> [What you need to do]
Some lines of these records may hold the word "that"; state how many, using only the number.

> [Input for this task]

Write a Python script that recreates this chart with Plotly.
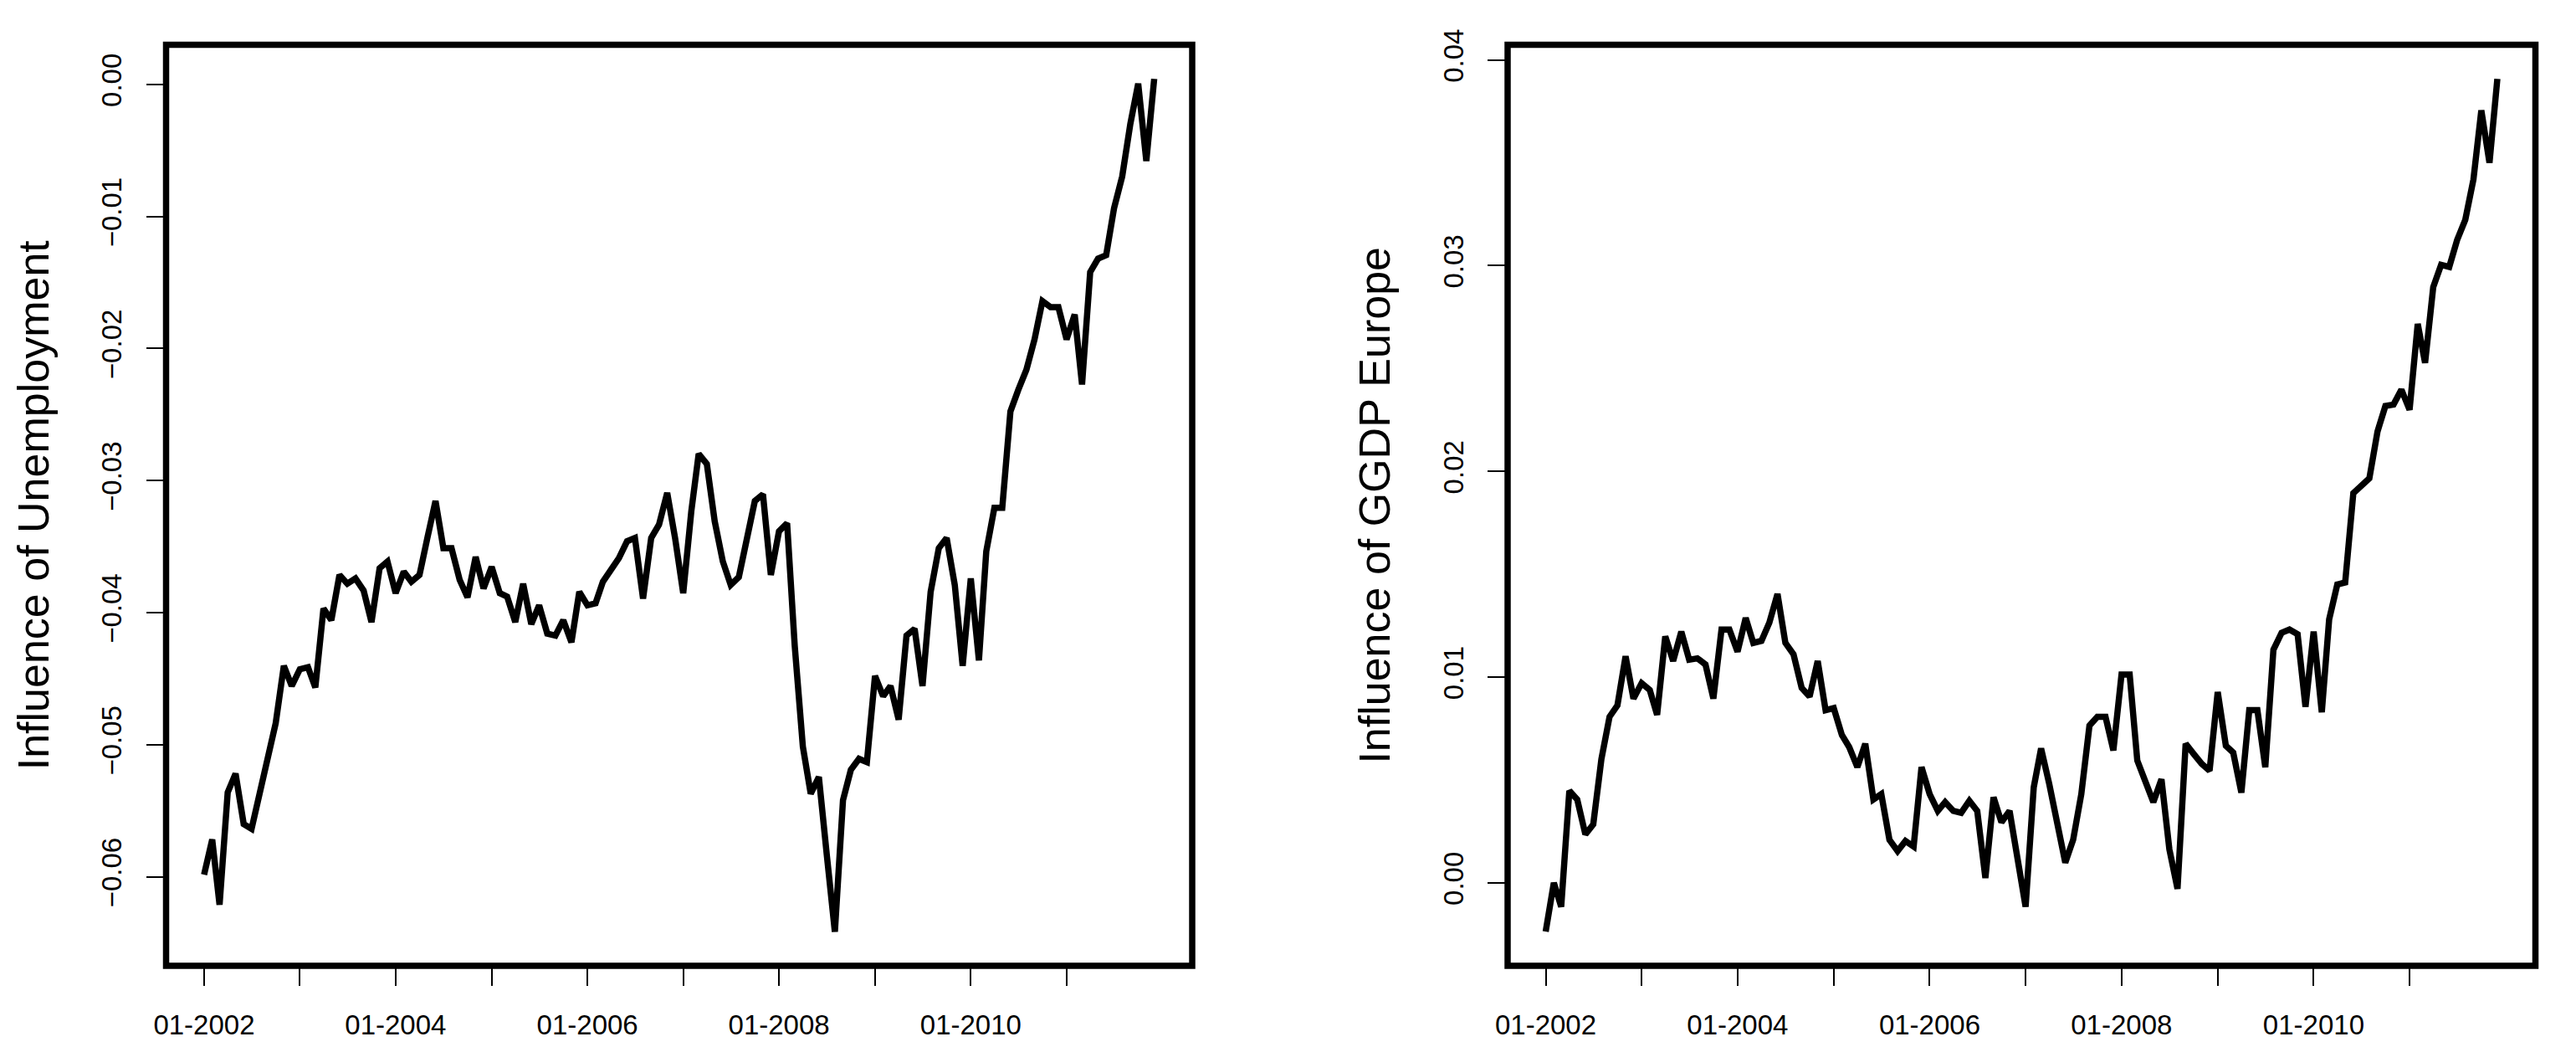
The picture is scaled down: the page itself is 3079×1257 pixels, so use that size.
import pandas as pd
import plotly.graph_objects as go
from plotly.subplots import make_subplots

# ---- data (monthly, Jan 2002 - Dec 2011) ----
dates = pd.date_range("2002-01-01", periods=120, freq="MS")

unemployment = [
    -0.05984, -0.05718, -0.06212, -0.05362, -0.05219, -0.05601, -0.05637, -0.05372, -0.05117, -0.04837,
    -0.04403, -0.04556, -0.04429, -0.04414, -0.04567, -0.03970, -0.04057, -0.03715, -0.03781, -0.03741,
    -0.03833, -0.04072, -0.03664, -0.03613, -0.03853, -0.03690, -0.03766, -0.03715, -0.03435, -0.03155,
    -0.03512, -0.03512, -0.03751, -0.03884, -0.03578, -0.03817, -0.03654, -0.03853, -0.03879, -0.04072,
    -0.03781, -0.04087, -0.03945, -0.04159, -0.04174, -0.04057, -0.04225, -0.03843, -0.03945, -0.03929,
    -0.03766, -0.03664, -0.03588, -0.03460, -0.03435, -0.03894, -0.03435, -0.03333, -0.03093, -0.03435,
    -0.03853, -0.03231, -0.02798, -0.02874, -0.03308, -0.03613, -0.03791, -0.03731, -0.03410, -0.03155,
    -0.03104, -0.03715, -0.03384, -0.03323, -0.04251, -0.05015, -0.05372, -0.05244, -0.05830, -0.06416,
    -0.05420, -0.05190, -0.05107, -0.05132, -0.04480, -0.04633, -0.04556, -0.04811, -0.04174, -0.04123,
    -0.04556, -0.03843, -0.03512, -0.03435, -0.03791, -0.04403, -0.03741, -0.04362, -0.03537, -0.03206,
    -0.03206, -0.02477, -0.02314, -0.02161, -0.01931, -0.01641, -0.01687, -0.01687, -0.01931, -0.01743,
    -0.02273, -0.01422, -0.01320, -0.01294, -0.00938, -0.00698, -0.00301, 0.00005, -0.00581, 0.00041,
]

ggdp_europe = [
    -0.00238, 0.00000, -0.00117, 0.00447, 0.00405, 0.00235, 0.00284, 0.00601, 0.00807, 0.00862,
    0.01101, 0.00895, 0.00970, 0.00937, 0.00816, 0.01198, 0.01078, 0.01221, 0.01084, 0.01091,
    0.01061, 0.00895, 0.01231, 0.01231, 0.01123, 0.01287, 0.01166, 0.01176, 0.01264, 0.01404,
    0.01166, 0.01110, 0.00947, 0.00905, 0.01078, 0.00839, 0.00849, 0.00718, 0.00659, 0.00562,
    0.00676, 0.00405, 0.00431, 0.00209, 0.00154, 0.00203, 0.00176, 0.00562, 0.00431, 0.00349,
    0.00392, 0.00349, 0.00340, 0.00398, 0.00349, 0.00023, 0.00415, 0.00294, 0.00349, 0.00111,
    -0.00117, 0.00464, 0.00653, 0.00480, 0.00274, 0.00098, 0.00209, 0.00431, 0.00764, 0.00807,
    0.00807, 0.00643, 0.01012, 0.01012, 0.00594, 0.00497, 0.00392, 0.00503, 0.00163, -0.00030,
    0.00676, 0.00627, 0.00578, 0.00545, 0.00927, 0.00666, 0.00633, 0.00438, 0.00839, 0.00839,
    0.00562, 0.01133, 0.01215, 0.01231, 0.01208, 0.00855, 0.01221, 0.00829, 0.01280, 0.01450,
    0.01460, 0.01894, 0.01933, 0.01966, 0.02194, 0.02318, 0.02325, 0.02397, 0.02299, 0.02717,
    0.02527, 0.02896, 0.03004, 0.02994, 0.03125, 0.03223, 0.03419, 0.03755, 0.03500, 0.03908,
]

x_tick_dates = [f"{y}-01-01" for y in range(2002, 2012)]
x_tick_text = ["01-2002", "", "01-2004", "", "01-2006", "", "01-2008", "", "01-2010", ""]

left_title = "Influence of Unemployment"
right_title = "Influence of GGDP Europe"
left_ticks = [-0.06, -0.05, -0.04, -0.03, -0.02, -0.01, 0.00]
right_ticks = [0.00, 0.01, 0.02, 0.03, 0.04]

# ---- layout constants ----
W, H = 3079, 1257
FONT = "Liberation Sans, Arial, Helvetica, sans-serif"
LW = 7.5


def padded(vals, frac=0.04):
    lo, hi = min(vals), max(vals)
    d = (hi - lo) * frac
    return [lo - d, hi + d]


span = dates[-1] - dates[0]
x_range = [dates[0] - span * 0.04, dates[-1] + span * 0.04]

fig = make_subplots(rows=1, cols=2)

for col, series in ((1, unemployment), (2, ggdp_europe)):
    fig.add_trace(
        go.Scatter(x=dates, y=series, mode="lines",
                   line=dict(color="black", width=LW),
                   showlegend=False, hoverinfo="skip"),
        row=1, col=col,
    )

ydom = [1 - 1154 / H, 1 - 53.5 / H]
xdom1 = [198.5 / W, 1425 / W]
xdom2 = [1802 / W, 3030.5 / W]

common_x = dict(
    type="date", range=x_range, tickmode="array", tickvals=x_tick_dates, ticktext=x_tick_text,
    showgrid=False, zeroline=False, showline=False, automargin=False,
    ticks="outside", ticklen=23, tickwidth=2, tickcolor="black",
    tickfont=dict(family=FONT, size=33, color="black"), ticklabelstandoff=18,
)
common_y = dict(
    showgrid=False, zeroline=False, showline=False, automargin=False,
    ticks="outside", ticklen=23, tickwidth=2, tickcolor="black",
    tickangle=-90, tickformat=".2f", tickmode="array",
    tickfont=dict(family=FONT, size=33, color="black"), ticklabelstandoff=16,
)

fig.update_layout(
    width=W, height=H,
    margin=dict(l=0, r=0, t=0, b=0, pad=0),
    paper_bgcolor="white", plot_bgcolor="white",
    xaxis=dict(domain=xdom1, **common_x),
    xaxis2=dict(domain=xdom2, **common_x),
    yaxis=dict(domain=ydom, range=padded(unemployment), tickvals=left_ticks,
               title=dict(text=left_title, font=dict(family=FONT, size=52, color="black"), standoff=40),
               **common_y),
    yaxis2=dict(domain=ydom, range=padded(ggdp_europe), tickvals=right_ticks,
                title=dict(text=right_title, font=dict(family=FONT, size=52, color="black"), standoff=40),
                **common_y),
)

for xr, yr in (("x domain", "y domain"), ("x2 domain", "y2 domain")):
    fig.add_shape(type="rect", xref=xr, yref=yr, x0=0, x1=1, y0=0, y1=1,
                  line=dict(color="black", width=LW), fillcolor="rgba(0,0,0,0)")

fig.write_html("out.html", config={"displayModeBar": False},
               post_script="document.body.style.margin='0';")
==
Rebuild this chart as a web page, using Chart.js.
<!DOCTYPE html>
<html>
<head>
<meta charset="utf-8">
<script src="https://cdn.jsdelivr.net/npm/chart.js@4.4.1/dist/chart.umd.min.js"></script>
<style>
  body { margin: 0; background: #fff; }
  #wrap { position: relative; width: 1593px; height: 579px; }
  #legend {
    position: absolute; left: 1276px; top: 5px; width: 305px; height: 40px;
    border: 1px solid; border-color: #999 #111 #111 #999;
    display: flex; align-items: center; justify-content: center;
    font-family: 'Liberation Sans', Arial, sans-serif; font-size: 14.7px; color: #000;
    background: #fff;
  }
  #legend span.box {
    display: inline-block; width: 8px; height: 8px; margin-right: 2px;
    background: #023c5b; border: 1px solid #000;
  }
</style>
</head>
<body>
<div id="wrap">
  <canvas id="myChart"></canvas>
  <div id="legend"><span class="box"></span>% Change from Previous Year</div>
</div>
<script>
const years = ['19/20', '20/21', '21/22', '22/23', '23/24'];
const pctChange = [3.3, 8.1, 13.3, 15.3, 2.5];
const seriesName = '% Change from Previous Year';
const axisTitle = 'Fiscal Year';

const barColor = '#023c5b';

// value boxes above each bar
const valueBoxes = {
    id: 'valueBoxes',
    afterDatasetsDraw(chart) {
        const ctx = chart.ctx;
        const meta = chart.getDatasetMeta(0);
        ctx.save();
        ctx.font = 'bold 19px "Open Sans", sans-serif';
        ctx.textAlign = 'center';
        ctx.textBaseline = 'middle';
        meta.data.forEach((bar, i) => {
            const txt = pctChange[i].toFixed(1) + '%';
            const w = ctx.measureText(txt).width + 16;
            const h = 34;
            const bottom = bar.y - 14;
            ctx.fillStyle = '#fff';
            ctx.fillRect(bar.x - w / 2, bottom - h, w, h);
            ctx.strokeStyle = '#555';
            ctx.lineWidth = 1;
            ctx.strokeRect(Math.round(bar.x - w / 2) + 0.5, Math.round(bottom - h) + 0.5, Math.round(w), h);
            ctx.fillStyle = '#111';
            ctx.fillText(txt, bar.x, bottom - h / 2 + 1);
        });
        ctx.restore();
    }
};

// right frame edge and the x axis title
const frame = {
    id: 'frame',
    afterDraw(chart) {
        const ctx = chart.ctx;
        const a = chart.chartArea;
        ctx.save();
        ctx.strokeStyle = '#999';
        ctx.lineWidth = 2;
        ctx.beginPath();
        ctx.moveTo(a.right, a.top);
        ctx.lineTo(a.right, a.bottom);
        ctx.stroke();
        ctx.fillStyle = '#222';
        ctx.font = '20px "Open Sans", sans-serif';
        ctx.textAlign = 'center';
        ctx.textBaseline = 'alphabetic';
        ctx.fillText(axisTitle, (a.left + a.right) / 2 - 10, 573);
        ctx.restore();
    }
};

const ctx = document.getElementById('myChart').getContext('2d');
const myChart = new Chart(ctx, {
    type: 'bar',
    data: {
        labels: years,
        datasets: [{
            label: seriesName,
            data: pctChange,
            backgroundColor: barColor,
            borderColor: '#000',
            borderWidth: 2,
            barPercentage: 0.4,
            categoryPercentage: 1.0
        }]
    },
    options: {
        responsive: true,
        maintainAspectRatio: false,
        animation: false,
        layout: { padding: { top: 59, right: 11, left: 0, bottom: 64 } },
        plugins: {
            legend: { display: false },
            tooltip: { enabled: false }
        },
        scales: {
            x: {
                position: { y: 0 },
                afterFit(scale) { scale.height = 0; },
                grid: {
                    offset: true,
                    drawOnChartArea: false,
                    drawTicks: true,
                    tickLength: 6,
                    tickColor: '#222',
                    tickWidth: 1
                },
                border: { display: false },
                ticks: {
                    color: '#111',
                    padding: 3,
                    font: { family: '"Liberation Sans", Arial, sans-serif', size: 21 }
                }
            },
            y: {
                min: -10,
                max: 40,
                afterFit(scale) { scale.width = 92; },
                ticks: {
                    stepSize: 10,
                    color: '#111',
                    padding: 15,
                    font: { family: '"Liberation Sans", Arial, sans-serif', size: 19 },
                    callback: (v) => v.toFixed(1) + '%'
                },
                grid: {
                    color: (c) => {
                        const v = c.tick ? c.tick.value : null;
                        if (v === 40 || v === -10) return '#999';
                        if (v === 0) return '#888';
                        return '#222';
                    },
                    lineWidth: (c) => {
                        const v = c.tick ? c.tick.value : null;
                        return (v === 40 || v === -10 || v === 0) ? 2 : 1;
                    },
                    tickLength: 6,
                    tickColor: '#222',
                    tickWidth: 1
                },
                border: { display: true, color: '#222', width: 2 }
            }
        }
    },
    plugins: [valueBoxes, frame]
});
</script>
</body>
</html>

> [Exercise result]
2